40 Days For Life – Green Bay: A Reflection…”The Last Shift”
March 25, 2024
By Keith Deneys
When I met up with Dean on the sidewalk on Oneida street at midnight last week — Monday morning — we talked about how I was starting my last shift. (That being the first shift of the last week of the vigil). We spoke about about how he would be back to finish the vigil on Palm Sunday, with the last shift.
It was a cool 25º and the wind was brisk. He relayed that traffic had been light with the standard, that being no reaction from the passing motorists. We shook hands and shared a “see you next vigil”.
As I worked my way through the first hour of the vigil I was on the south end of our route, about ready to make the turn back north into the wind, when I noted a vehicle turning slower than normal off the side street going north on Oneida. I kept an eye on it waiting for a colorful explicative to be shouted my way. No verbal assault came from the little orange SUV, but it continued very slowly north. I made my turn and was about halfway up when there appeared, stopped in the south bound lanes, the little SUV.

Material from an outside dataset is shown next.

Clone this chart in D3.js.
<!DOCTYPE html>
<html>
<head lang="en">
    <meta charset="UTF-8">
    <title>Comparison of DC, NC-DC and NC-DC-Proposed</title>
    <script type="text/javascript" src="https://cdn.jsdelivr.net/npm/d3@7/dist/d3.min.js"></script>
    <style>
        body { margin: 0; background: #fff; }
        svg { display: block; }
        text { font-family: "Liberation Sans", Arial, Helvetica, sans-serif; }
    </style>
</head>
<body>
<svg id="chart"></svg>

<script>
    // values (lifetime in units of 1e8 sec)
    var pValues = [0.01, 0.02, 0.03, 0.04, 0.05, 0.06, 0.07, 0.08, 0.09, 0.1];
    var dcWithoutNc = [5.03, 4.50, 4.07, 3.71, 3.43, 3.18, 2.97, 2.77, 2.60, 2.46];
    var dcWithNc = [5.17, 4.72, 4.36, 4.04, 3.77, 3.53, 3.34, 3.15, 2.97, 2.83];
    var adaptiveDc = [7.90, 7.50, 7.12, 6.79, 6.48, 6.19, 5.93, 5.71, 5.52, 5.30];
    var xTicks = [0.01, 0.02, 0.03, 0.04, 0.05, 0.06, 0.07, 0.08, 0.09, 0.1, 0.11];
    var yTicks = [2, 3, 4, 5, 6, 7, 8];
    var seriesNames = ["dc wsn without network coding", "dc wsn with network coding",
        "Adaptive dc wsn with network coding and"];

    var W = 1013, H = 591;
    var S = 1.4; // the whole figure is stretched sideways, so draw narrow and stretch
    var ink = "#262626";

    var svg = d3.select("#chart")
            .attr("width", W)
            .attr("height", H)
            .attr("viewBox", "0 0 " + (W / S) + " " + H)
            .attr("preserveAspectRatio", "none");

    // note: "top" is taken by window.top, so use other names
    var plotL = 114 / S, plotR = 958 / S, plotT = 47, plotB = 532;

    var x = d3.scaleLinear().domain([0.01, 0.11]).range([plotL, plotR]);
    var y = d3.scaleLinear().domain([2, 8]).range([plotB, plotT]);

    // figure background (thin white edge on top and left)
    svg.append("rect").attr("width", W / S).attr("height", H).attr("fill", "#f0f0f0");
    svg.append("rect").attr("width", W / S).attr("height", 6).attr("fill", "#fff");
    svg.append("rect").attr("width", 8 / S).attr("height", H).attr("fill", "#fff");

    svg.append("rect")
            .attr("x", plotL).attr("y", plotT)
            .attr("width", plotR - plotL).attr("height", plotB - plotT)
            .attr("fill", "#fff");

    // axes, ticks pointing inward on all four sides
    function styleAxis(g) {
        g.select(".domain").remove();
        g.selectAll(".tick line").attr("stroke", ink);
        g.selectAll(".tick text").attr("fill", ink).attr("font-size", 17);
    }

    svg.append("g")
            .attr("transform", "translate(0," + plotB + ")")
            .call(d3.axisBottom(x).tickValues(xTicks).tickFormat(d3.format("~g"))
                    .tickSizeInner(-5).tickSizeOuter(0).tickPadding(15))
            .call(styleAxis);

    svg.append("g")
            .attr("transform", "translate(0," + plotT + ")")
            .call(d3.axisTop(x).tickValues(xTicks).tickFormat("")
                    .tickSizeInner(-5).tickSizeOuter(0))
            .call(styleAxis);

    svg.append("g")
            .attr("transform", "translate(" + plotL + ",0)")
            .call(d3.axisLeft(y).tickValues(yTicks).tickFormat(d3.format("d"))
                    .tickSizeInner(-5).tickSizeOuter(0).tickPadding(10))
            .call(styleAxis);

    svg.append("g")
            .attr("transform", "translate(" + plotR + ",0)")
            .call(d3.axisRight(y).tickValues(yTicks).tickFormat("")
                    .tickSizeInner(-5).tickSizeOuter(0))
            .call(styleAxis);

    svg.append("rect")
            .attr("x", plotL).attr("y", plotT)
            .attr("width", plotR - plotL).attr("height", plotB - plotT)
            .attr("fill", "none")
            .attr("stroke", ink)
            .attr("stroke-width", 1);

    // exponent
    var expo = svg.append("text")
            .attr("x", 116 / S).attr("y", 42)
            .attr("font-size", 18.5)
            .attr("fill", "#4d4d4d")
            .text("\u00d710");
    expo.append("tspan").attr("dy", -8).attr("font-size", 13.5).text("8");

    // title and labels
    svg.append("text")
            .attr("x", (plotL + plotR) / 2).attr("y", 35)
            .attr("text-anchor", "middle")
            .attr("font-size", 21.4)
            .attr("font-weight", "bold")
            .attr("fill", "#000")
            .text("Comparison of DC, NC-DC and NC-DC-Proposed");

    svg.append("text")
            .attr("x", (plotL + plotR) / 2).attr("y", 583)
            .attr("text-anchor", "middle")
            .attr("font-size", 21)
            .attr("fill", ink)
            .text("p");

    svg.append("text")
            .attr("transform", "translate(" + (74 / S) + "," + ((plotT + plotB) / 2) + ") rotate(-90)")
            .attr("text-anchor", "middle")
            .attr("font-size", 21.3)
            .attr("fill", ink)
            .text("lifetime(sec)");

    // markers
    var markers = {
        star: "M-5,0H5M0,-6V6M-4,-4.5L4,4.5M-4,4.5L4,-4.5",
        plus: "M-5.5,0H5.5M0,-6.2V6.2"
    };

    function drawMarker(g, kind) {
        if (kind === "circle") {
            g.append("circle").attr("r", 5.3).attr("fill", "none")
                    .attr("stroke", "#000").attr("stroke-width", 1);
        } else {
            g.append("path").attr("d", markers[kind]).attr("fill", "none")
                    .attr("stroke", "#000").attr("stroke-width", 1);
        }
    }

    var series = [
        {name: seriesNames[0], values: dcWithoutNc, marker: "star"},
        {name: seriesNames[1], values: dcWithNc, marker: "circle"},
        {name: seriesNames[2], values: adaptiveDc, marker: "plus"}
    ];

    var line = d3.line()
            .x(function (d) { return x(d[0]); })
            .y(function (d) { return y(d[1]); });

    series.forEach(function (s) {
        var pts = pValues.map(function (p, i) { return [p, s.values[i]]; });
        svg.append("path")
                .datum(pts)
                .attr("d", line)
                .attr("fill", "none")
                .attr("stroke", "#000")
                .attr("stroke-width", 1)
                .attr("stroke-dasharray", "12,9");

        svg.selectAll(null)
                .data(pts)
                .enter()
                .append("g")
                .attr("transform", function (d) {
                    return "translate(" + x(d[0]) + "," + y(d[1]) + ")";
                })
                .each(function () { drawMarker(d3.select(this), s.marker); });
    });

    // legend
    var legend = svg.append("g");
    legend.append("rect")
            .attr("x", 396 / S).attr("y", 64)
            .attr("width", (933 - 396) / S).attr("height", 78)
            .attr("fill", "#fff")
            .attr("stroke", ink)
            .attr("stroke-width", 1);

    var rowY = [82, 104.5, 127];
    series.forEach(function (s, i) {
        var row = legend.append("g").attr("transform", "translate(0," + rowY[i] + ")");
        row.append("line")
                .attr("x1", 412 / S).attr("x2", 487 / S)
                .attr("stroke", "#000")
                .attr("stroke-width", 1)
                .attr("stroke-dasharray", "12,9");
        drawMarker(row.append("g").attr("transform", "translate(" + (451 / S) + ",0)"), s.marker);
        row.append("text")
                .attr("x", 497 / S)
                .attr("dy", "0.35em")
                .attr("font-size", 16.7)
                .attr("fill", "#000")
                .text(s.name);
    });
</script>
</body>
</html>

The window was down and a lady was leaning out of the window. She waved and shouted, “What does your sign say?” I shouted back, “Choose life!”. With a smile and wave she shouted back, “THANKS”. With another wave she was off as I shouted back, “Have a blessed day”.

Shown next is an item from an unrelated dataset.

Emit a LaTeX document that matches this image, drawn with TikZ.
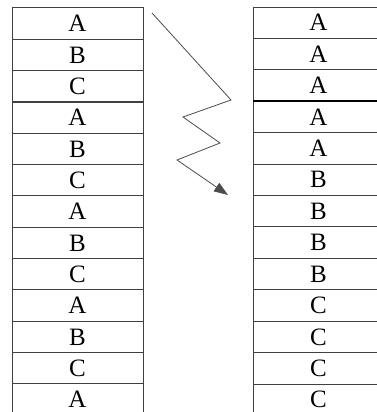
\documentclass[tikz,border=0pt]{standalone}
\usepackage{fontspec}
\setmainfont{Liberation Serif}
\usetikzlibrary{arrows.meta}

\tikzset{
    cellbox/.style={draw=black!75, line width=1pt, minimum width=131pt,
        minimum height=31.35pt, inner sep=0pt,
        font=\fontsize{25}{25}\selectfont}
}

\begin{document}
\begin{tikzpicture}[x=1pt,y=-1pt]
\useasboundingbox[fill=white] (0,0) rectangle (376,412);

% unsorted column
\foreach \c [count=\i] in {A,B,C,A,B,C,A,B,C,A,B,C,A}
  \node[cellbox] (l\i) at (77.5,{8+31.33*(\i-0.5)}) {\c};

% sorted column
\foreach \c [count=\i] in {A,A,A,A,A,B,B,B,B,C,C,C,C}
  \node[cellbox] (r\i) at (318.5,{7+31.42*(\i-0.5)}) {\c};
\draw[line width=1.8pt] (r4.north west) -- (r4.north east);

% zigzag arrow
\coordinate (z0) at (152,13);
\coordinate (z1) at (231,100);
\coordinate (z2) at (183,117);
\coordinate (z3) at (220,143);
\coordinate (z4) at (177,160);
\coordinate (z5) at (228,195);
\draw[black!70, line width=0.8pt, -{Triangle[length=14pt,width=10pt]}]
  (z0) -- (z1) -- (z2) -- (z3) -- (z4) -- (z5);
\end{tikzpicture}
\end{document}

I continued my morning trek, with the brisk wind reminding me again how often I had compared the task in my mind to walking a cold lonely guard post in defense of the Kingdom of Our Lord. The little SUV and its smiling occupant kept coming back to my mind. I realized how the other shifts most likely have a lot more of the both positive and negative reactions, but we never know when we catch the eye and thoughts of someone just from our presence on the sidewalk, not to mention the effect that the thousands and thousands of prayers have had both on the pending mothers and on the community at large.
As these thoughts ran through my mind, and with my Rosary also running through the background of my mind, another car passed and the driver joyfully honked his horn. As I finished my shift I reflected that two positive interactions for the first shift of the last week of the vigil was not a bad way for me to walk the line in the battle for the children.